# Average Number of Matches

## Problem

The following are two versions of the matching problem:

(a) From a shuffled deck, cards are laid out on a table one at a time, face up from left to right, and then another deck is laid out so that each of its cards is beneath a card of the first deck. What is the average number of matches on the card above and the card below in repetitions of this experiment?

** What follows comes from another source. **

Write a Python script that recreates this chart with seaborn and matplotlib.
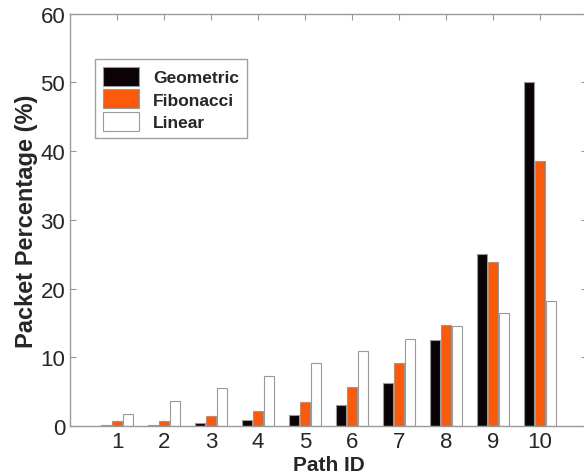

(b) A typist types letters and envelopes to n different persons. The letters are randomly put into the envelopes. On the average, how may letters are put into their own envelopes?

## Part (a) Solution

We will apply the property of *Linearity of Expectation*. Let \(X = X_1 + X_2 + \ldots + X_{52}\) be the total number of card matches, where each \(X_i\) represents the number of matches (either \(0\) or \(1\)) for the \(i\)^{th} card. We know \(E[X_i] = \frac{1}{52}\). So, we can easily calculate the solution as follows:

\[\begin{split}
E[X] &= E[X_1 + X_2 + \ldots + X_{52}] \\
&= E[X_1] + E[X_2] + \ldots + E[X_{52}] \\
&= 52\left(\frac{1}{52}\right) \\
&= 1
\end{split}\]

In conclusion, we can expect \(1\) card to match on average.

## Part (b) Solution

The same logic from Part (a) applies here, giving a solution of \(n\left(\frac{1}{n}\right) = 1\) matching letters on average.